Years ago, I remember standing next to a friend of mine at a family holiday party. She was an early childhood educator, and an experienced mom with two teenaged children. We were watching another woman move through the crowd holding hands with her four-year-old son. He was dressed in an adorable little suit, and she was wearing a sparkly cocktail dress. They were the handsomest pair in the room — happy and radiant, and so obviously in sync. The bond between them was almost palpable.
My friend sighed and said: “Aren’t they lovely? They have no idea how many times they’re going to break each other’s hearts.”
I laughed, but I didn’t fully understand what she meant. At the time, my oldest daughter was only two. Now, with thirty more years of parenting experience under my belt, I finally get what she was saying.
There’s a psychotherapist named Orna Gurlnik who’s best known for her television docuseries Couples Therapy. She believes that the fundamental task and challenge of relationships is figuring out how to deal with what she calls “otherness.” She likens it to a political system, in which people have to come together for the common good, but can only do so if they figure out how to tolerate — and ultimately appreciate — each other’s differences.

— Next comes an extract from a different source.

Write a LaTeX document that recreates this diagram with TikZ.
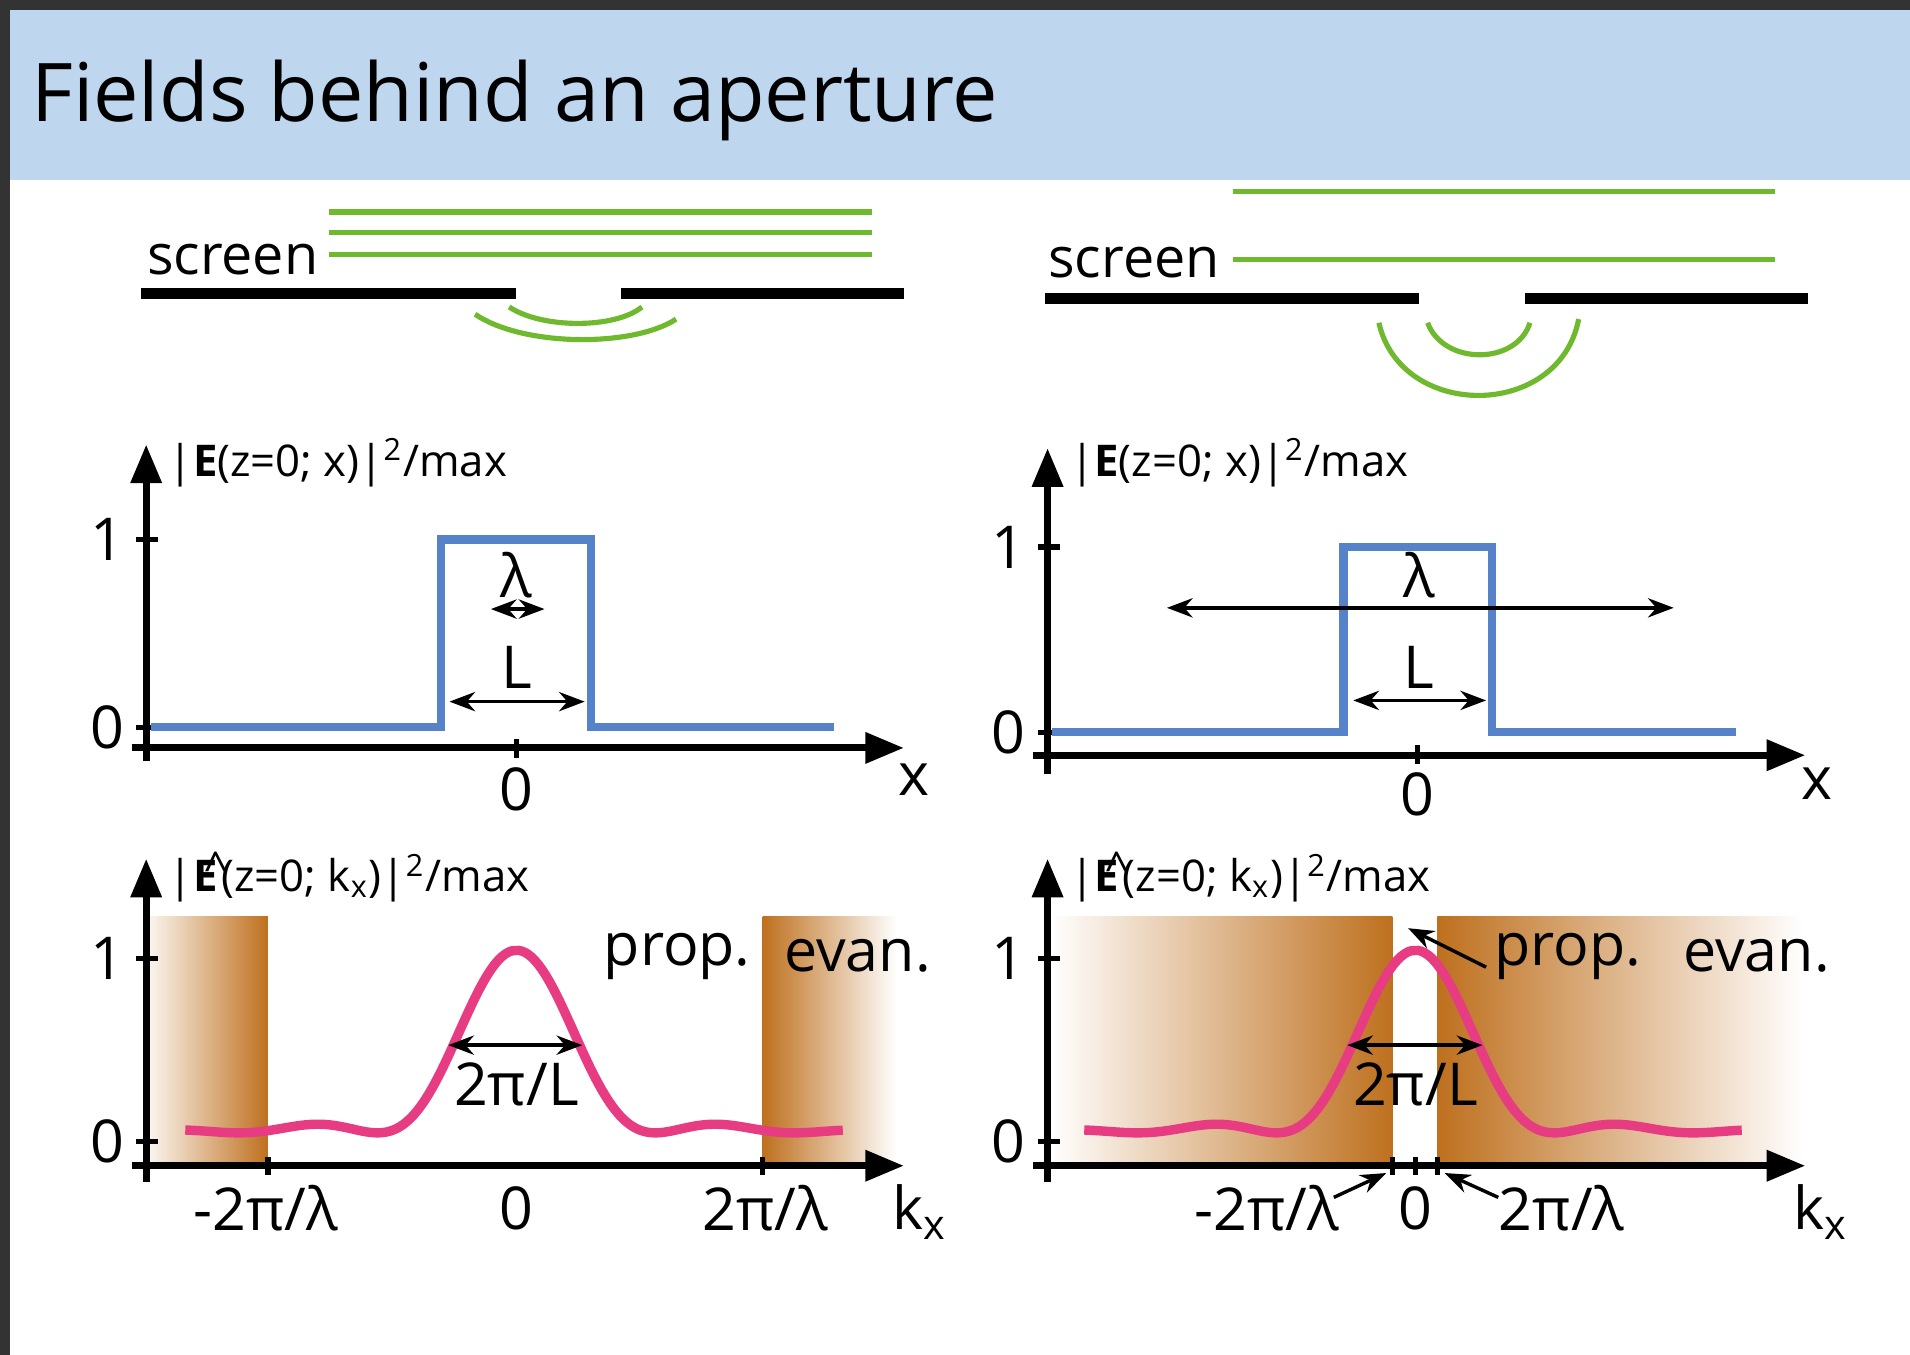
\documentclass[tikz,border=0pt]{standalone}
\usepackage{fontspec}
\setmainfont{Open Sans}
\usetikzlibrary{arrows.meta}
\definecolor{tbar}{RGB}{190,215,238}
\definecolor{grn}{RGB}{110,185,45}
\definecolor{blu}{RGB}{85,130,200}
\definecolor{pnk}{RGB}{232,60,130}
\definecolor{brn}{RGB}{190,112,30}
\newcommand{\hatE}{\textbf{E}\kern-0.3em\raisebox{0.35ex}{\^{}}\kern-0.15em}
\begin{document}
\begin{tikzpicture}[x=0.01cm,y=-0.01cm,
  lbl/.style={inner sep=0pt,font=\fontsize{10.2}{12}\selectfont},
  big/.style={inner sep=0pt,font=\fontsize{13.8}{16}\selectfont},
  axis/.style={line width=1.6pt,-{Triangle[length=9pt,width=7pt]}},
  scr/.style={line width=2.6pt,black},
  gl/.style={line width=1.2pt,grn},
  bl/.style={line width=2pt,blu},
  pk/.style={line width=2.2pt,pnk},
  dim/.style={line width=0.8pt,{Stealth[length=6pt]}-{Stealth[length=6pt]}},
  tk/.style={line width=1.2pt}]
\useasboundingbox (0,0) rectangle (1568,1112);
\fill[white] (0,0) rectangle (1568,1112);
\fill[black!80] (0,0) rectangle (1568,8);
\fill[black!80] (0,0) rectangle (8,1112);
\fill[tbar] (8,8) rectangle (1568,148);
\node[anchor=base west,inner sep=0pt,font=\fontsize{18.9}{22}\selectfont] (title) at (25,100) {Fields behind an aperture};

% ===== LEFT =====
\node[big,anchor=base west,font=\fontsize{13}{15}\selectfont] (scrL) at (120,225) {screen};
\draw[scr] (116,241) -- (424,241) (510,241) -- (742,241);
\foreach \y in {174,191,209} \draw[gl] (270,\y) -- (716,\y);
\draw[gl] (390,258) .. controls (430,285) and (520,285) .. (555,262);
\draw[gl] (418,252) .. controls (445,270) and (505,270) .. (527,252);

\coordinate (yaL0) at (120,625); \coordinate (yaL1) at (120,365);
\draw[axis] (yaL0) -- (yaL1);
\coordinate (xaL0) at (108,614); \coordinate (xaL1) at (742,614);
\draw[axis] (xaL0) -- (xaL1);
\draw[tk] (112,443) -- (130,443) (112,597) -- (130,597) (424,607) -- (424,622);
\node[big] (oneL) at (88,443) {1};
\node[big] (zeroL) at (88,597) {0};
\node[big] (x0L) at (424,648) {0};
\node[big] (xL) at (750,640) {x};
\node[lbl,anchor=west] (labL) at (138,380) {|\textbf{E}(z=0; x)|\textsuperscript{2}/max};
\draw[bl] (124,597) -- (362,597) -- (362,443) -- (485,443) -- (485,597) -- (685,597);
\node[big] (lamL) at (424,472) {λ};
\coordinate (la1) at (403,500); \coordinate (la2) at (447,500);
\draw[dim] (la1) -- (la2);
\node[big] (LL) at (424,548) {L};
\coordinate (L1) at (369,576); \coordinate (L2) at (480,576);
\draw[dim] (L1) -- (L2);

% bottom left
\shade[left color=brn!8,right color=brn] (123,752) rectangle (220,957);
\shade[left color=brn,right color=white] (626,752) rectangle (736,957);
\draw[axis] (120,970) -- (120,705);
\draw[axis] (108,957) -- (742,957);
\draw[tk] (112,787) -- (130,787) (112,937) -- (130,937) (220,950) -- (220,965) (626,950) -- (626,965);
\node[big] (oneLb) at (88,787) {1};
\node[big] (zeroLb) at (88,937) {0};
\draw[pk] plot[domain=-7.49:7.38,samples=200,smooth] ({424+36.3*\x},{930-150*(sin(\x r)/\x)^2});
\node[lbl,anchor=west] (labLb) at (138,720) {|\hatE(z=0; k\textsubscript{x})|\textsuperscript{2}/max};
\node[big] (mL) at (218,992) {-2π/λ};
\node[big] (k0L) at (424,992) {0};
\node[big] (pL) at (628,992) {2π/λ};
\node[big] (kxL) at (755,995) {k\textsubscript{x}};
\coordinate (w1) at (368,858); \coordinate (w2) at (478,858);
\draw[dim] (w1) -- (w2);
\node[big] (wL) at (424,890) {2π/L};
\node[big] (propL) at (556,785) {prop.};
\node[big] (evanL) at (704,785) {evan.};

% ===== RIGHT =====
\node[big,anchor=base west,font=\fontsize{13}{15}\selectfont] (scrR) at (860,228) {screen};
\draw[scr] (858,245) -- (1165,245) (1252,245) -- (1484,245);
\foreach \y in {157,213} \draw[gl] (1012,\y) -- (1457,\y);
\draw[gl] (1132,265) .. controls (1150,345) and (1280,345) .. (1296,262);
\draw[gl] (1172,265) .. controls (1185,300) and (1245,300) .. (1256,265);

\draw[axis] (860,635) -- (860,368);
\draw[axis] (848,620) -- (1482,620);
\draw[tk] (852,449) -- (870,449) (852,601) -- (870,601) (1164,612) -- (1164,627);
\node[big] (oneR) at (828,449) {1};
\node[big] (zeroR) at (828,601) {0};
\node[big] (x0R) at (1164,652) {0};
\node[big] (xR) at (1492,643) {x};
\node[lbl,anchor=west] (labR) at (878,380) {|\textbf{E}(z=0; x)|\textsuperscript{2}/max};
\draw[bl] (864,601) -- (1103,601) -- (1103,449) -- (1225,449) -- (1225,601) -- (1425,601);
\node[big] (lamR) at (1165,472) {λ};
\coordinate (lb1) at (958,499); \coordinate (lb2) at (1374,499);
\draw[dim] (lb1) -- (lb2);
\node[big] (LR) at (1165,548) {L};
\coordinate (L3) at (1111,575); \coordinate (L4) at (1220,575);
\draw[dim] (L3) -- (L4);

% bottom right
\shade[left color=white,right color=brn] (862,752) rectangle (1143,957);
\shade[left color=brn,right color=white] (1180,752) rectangle (1480,957);
\draw[axis] (860,970) -- (860,705);
\draw[axis] (848,957) -- (1482,957);
\draw[tk] (852,787) -- (870,787) (852,937) -- (870,937) (1143,950) -- (1143,965) (1162,950) -- (1162,965) (1180,950) -- (1180,965);
\node[big] (oneRb) at (828,787) {1};
\node[big] (zeroRb) at (828,937) {0};
\draw[pk] plot[domain=-7.49:7.38,samples=200,smooth] ({1162+36.3*\x},{930-150*(sin(\x r)/\x)^2});
\node[lbl,anchor=west] (labRb) at (878,720) {|\hatE(z=0; k\textsubscript{x})|\textsuperscript{2}/max};
\node[big] (mR) at (1040,992) {-2π/λ};
\node[big] (k0R) at (1162,992) {0};
\node[big] (pR) at (1282,992) {2π/λ};
\node[big] (kxR) at (1495,995) {k\textsubscript{x}};
\coordinate (tm) at (1138,963); \coordinate (tp) at (1186,963);
\draw[line width=0.8pt,-{Stealth[length=6pt]}] (1095,983) -- (tm);
\draw[line width=0.8pt,-{Stealth[length=6pt]}] (1230,983) -- (tp);
\coordinate (w3) at (1106,858); \coordinate (w4) at (1217,858);
\draw[dim] (w3) -- (w4);
\node[big] (wR) at (1162,890) {2π/L};
\node[big] (propR) at (1287,785) {prop.};
\node[big] (evanR) at (1442,785) {evan.};
\coordinate (pk) at (1156,762);
\draw[line width=0.8pt,-{Stealth[length=6pt]}] (1220,794) -- (pk);
\end{tikzpicture}
\end{document}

In the couples that Gurlnik works with on her show, those differences have been present from the start. Sure, with new love there’s a certain blurring of boundaries, and for a time we feel as if we and our partners complete each other. Part of that completion, though, is because of our differences. We look to our romantic partners to fill in some of the holes in our life, and they are able to do that (at least for a while) precisely because they are different from us.
By contrast, consider the bond between a parent and their infant. Otherness is not part of that equation. The boundaries that exist in any other relationship are completely absent, because parent-infant codependency is built right into our DNA to ensure the survival of our species. If managing differences is a challenge for two lovers as they grow older and grow apart, it’s no wonder that a parent and child experience the same struggle on steroids. Not only are the rate of change and magnitude of growth much greater, but the power of the enmeshment is many times stronger. The inevitable separation between a parent and child is the ultimate abandonment. In most people’s lives, it’s the original betrayal.
This is why toddlerhood and adolescence are so hard. Both are developmental gauntlets a child has to run in order to create a new level of separateness. At the same time that they’re driven to push away from their parents, they’re experiencing the loss of a bond that they’ll never be able to fully replace. No wonder they explode with tantrums and wild emotional swings. How else should they respond to such loss, but with grief, fear, and rage?
Often, when our kids go into these developmental free falls, we desperately want to rescue them. We see their pain, and we want to make it go away, but we have no idea what to do. How are we supposed to help them when most of the time we have no idea what they’re so upset about?
This is one of those times when we should take the parenting advice of our friendly neighborhood flight attendant: “In case of emergency, put your own oxygen mask on first.”
The thing we often forget, when our kids are panicking through this separation pain, is that we’re on the same flight they are. That infant-child bond that they felt at the beginning of their lives was an unspoken promise that we believed in, too. Maybe not intellectually, but in our hearts and our guts and our bones. We lived as though that bond would never be broken. We loved as if there was no such thing as betrayal. Even as our children feel abandoned by us, we feel abandoned by them.
What our kids need most when the cabin pressure drops is for us to stay calm and fully present. We can’t be thrashing around gasping for air and unbuckling our lap belts. To help them deal with their own grief and uncertainty, we have to recognize and take care of our own.
Take a deep breath. Tighten your seatbelt. Put your own mask on first.